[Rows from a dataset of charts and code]
..............................

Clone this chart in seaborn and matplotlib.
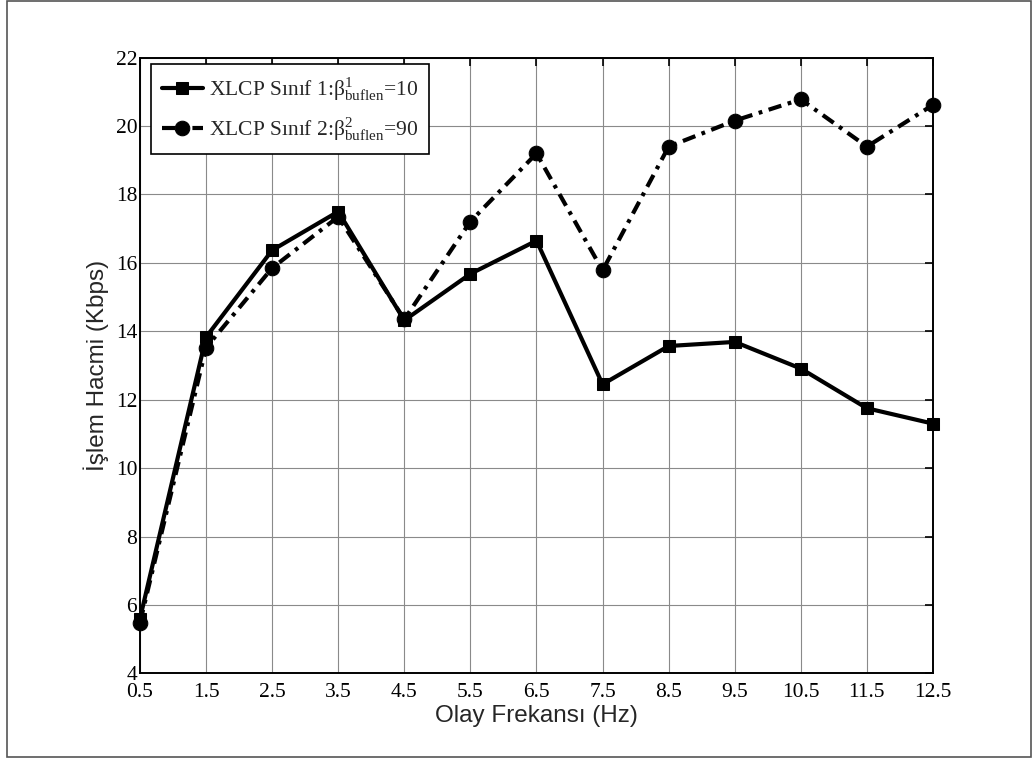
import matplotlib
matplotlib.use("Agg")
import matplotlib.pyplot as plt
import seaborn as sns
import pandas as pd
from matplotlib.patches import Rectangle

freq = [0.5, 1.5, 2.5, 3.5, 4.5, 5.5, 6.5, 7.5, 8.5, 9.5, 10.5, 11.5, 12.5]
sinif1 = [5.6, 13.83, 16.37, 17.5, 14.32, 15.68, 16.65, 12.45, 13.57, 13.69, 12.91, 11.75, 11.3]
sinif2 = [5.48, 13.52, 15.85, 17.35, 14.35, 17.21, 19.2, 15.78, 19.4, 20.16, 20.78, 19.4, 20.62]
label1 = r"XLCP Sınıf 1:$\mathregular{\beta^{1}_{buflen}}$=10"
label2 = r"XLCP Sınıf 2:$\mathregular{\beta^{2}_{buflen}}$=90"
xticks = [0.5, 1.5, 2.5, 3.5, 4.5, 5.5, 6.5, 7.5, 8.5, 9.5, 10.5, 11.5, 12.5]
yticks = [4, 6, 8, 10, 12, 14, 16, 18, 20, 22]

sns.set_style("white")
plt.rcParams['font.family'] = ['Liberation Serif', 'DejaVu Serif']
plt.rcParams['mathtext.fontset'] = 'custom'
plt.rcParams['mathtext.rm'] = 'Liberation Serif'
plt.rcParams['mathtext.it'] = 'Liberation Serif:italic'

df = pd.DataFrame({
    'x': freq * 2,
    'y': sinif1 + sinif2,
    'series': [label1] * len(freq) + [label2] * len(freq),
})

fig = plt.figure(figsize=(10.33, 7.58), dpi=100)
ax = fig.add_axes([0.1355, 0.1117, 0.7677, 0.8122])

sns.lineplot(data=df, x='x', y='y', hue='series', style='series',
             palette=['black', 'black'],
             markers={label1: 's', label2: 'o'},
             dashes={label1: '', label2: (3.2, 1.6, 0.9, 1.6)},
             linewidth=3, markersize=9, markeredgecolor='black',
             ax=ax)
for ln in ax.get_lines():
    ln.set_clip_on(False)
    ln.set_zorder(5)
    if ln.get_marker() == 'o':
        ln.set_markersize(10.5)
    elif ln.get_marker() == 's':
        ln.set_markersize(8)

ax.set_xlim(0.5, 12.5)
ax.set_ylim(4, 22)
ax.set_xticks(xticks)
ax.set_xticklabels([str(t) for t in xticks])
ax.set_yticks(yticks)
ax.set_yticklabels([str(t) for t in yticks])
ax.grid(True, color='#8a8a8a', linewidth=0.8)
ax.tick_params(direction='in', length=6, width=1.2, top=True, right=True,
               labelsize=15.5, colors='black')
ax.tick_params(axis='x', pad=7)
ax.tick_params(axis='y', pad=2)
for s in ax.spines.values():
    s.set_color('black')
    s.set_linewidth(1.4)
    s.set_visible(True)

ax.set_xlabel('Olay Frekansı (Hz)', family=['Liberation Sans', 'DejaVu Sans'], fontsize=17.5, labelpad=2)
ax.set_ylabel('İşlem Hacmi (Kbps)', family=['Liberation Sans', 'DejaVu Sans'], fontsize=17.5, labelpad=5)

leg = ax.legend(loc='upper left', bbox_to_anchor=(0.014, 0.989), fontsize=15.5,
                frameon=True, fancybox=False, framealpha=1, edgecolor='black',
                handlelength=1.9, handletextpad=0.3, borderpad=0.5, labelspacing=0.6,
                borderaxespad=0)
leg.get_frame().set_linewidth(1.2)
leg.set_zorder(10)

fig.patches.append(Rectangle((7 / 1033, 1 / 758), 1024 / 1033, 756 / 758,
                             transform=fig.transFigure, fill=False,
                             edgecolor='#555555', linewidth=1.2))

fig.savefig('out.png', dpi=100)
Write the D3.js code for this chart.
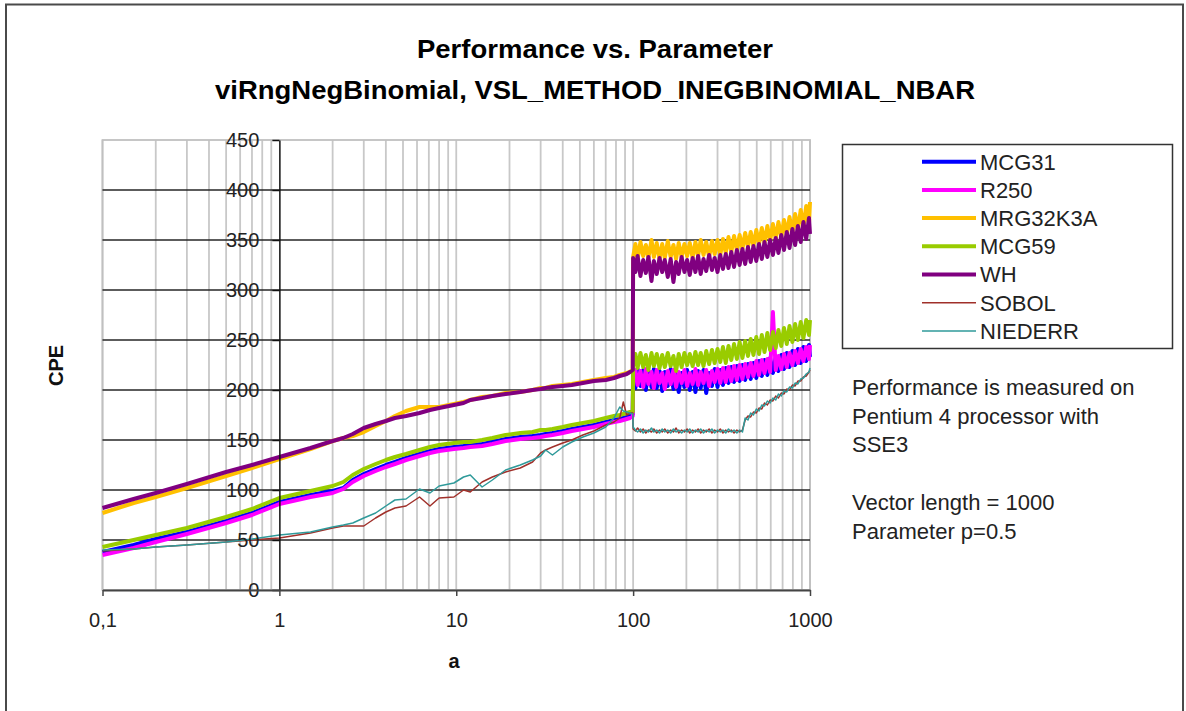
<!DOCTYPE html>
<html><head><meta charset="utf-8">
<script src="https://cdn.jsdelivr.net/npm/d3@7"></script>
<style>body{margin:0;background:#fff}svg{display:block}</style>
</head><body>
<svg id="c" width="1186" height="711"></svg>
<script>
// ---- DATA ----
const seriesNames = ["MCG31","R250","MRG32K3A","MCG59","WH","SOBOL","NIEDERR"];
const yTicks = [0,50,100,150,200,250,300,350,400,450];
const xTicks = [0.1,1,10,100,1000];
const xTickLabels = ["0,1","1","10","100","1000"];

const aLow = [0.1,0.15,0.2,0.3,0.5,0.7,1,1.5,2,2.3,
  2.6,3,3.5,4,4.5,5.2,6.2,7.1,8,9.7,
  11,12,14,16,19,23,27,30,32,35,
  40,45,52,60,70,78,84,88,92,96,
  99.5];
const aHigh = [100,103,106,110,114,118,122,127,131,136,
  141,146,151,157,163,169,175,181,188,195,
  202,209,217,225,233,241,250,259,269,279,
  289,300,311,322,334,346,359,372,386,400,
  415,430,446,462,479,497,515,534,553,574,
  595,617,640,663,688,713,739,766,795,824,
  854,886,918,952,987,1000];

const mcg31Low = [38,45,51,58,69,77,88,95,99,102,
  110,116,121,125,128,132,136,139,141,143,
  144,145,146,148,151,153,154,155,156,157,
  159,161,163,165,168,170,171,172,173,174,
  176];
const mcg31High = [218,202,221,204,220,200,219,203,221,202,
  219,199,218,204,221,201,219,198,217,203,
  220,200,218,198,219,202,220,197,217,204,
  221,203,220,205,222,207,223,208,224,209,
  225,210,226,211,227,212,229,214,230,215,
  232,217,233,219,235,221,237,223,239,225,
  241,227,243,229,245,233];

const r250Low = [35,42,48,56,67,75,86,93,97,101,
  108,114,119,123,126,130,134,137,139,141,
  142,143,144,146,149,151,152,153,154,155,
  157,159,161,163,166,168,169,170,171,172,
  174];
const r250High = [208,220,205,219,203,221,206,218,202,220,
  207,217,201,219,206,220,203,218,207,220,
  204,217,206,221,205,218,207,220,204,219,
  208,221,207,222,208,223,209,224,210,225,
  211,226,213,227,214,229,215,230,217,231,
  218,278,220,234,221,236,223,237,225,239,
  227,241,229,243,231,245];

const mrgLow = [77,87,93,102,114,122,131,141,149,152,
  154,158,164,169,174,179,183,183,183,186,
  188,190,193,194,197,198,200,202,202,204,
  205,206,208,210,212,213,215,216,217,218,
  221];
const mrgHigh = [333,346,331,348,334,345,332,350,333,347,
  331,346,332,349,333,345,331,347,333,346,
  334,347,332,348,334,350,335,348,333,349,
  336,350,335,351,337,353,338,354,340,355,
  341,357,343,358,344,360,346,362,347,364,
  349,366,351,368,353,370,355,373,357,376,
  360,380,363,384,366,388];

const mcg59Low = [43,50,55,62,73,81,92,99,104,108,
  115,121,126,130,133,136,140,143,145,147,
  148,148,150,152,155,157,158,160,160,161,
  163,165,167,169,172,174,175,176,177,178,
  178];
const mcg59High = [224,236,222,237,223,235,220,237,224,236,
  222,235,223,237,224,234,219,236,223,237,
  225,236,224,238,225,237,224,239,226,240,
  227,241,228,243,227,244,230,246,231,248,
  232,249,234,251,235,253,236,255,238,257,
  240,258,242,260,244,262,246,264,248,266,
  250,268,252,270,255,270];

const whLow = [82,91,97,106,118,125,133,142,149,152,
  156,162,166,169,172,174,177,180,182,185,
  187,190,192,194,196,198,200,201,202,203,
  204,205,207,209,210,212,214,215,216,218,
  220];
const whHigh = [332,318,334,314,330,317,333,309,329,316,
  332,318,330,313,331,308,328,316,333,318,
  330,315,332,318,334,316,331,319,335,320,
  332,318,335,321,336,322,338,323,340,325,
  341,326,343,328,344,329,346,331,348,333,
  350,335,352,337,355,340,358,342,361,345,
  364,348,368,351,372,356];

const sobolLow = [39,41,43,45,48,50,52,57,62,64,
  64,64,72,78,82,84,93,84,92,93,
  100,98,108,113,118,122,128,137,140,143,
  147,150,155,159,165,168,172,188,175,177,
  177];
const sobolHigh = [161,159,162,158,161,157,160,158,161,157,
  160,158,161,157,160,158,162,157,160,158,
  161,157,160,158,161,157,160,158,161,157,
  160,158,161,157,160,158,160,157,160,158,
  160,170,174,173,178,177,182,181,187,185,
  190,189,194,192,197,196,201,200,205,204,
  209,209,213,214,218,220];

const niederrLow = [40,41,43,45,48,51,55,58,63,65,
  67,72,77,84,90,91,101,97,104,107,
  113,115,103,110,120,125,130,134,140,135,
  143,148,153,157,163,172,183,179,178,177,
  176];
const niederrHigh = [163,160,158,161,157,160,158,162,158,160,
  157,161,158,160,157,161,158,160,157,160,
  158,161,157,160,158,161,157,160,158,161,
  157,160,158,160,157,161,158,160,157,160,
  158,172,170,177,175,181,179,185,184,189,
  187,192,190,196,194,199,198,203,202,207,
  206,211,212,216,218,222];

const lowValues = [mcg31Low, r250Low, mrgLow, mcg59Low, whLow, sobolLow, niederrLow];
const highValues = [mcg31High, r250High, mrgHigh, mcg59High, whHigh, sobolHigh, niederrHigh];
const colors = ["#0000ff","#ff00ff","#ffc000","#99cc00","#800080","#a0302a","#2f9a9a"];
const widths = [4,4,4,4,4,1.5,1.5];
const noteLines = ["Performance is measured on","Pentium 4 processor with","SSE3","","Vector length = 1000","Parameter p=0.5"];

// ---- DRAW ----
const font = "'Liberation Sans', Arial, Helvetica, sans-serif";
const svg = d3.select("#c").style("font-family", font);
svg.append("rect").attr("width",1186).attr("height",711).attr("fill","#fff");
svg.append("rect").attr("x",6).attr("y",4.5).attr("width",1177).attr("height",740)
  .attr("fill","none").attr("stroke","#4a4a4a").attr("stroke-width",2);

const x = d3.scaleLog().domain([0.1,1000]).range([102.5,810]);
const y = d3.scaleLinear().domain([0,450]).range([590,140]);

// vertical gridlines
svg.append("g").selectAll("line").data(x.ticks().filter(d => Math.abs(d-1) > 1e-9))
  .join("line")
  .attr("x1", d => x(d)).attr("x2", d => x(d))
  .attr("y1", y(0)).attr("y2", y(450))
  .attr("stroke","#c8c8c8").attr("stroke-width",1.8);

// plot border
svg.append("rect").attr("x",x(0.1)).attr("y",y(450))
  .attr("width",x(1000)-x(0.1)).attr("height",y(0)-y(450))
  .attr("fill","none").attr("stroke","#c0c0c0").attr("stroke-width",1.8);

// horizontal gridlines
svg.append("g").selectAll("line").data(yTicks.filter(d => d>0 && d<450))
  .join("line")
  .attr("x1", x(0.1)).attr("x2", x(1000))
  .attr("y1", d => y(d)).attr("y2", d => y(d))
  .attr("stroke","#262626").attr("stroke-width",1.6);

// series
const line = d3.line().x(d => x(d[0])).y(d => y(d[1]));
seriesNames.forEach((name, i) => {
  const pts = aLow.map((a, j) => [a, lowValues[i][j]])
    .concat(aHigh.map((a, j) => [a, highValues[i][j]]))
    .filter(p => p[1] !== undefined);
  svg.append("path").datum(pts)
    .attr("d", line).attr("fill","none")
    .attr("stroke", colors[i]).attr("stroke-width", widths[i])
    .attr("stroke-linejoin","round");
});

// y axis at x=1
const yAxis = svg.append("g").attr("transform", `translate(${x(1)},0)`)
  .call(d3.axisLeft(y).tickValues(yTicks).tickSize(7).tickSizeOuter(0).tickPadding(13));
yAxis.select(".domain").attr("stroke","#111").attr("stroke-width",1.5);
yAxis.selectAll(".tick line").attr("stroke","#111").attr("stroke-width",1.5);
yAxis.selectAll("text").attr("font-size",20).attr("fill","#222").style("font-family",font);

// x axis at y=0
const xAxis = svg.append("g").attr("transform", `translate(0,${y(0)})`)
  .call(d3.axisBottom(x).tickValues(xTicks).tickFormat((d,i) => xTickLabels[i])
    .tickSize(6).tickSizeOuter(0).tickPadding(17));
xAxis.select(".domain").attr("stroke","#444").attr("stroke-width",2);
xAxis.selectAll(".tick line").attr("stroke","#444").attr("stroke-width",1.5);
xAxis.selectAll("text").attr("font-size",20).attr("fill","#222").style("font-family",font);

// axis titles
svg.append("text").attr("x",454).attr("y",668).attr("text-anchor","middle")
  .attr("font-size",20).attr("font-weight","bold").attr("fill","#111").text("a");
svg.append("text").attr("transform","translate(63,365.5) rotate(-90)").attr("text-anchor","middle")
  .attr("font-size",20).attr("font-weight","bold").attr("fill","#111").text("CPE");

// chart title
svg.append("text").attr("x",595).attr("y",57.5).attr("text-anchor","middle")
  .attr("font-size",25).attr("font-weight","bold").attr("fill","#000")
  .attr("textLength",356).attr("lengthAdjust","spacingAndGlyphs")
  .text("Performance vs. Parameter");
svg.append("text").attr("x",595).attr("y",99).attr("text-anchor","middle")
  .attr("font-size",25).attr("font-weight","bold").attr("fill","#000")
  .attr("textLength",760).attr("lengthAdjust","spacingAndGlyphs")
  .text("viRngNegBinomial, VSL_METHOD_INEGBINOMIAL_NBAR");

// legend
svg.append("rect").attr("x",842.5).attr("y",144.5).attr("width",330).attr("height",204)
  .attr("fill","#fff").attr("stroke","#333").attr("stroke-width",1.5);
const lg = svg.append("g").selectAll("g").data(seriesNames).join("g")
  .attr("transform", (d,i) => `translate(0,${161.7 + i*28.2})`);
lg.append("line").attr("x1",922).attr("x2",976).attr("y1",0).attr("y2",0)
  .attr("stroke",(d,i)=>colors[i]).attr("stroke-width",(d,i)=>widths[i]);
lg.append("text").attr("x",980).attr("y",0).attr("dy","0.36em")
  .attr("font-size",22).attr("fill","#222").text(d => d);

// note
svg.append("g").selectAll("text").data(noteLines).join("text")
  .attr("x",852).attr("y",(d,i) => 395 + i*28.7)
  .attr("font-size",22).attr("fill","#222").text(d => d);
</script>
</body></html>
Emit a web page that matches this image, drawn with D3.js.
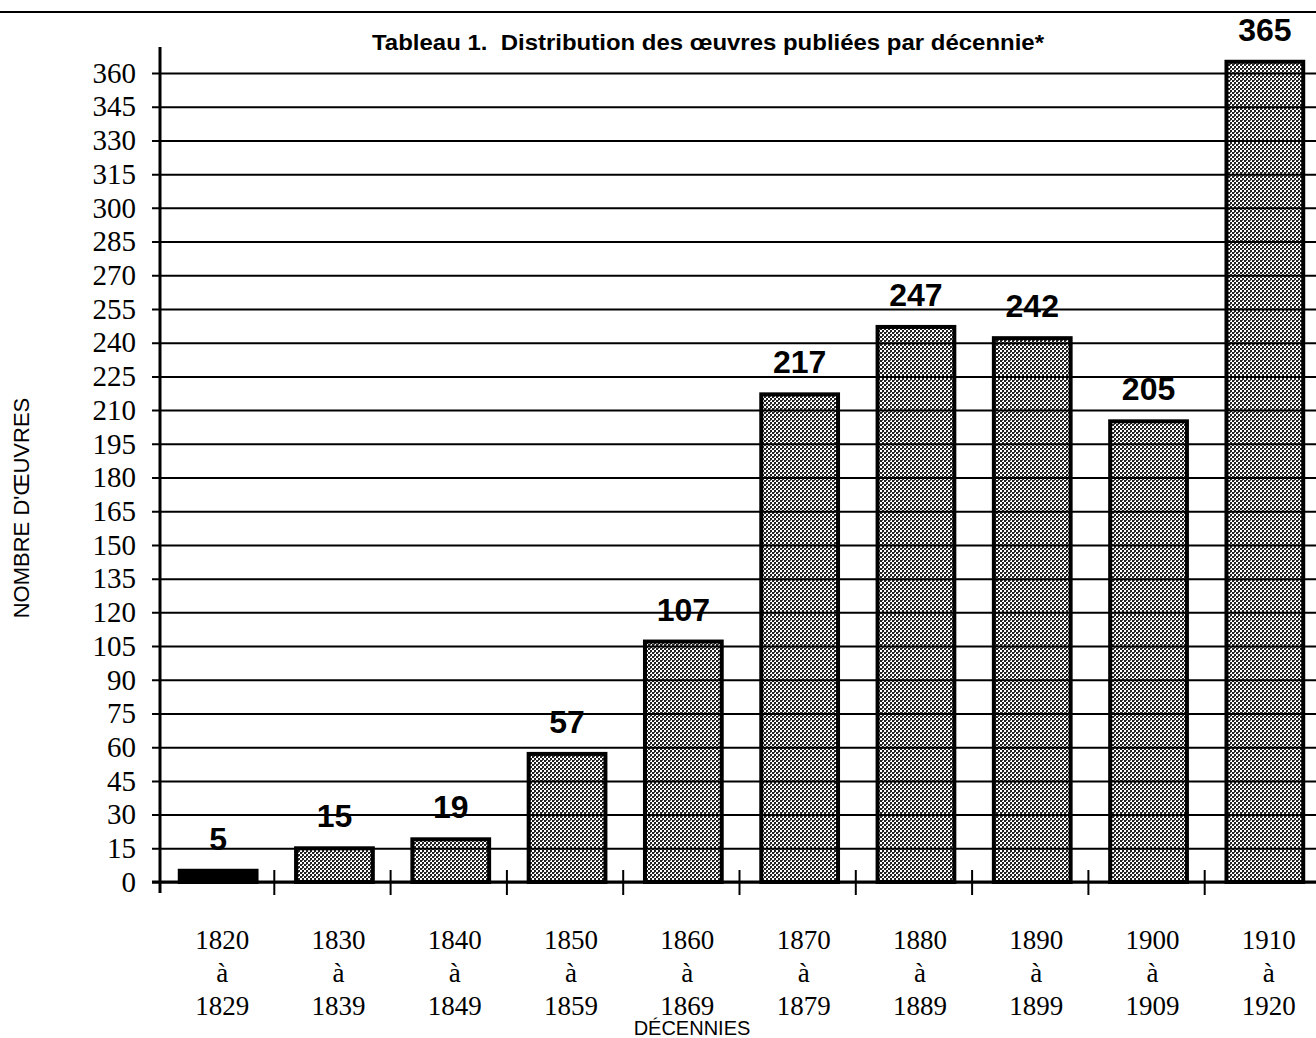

..............................

Problem description:
Return each line with "this".

Expected answer:
Clone this chart in seaborn and matplotlib.
Write the D3.js code for this chart.
Emit a web page that matches this image, drawn with D3.js.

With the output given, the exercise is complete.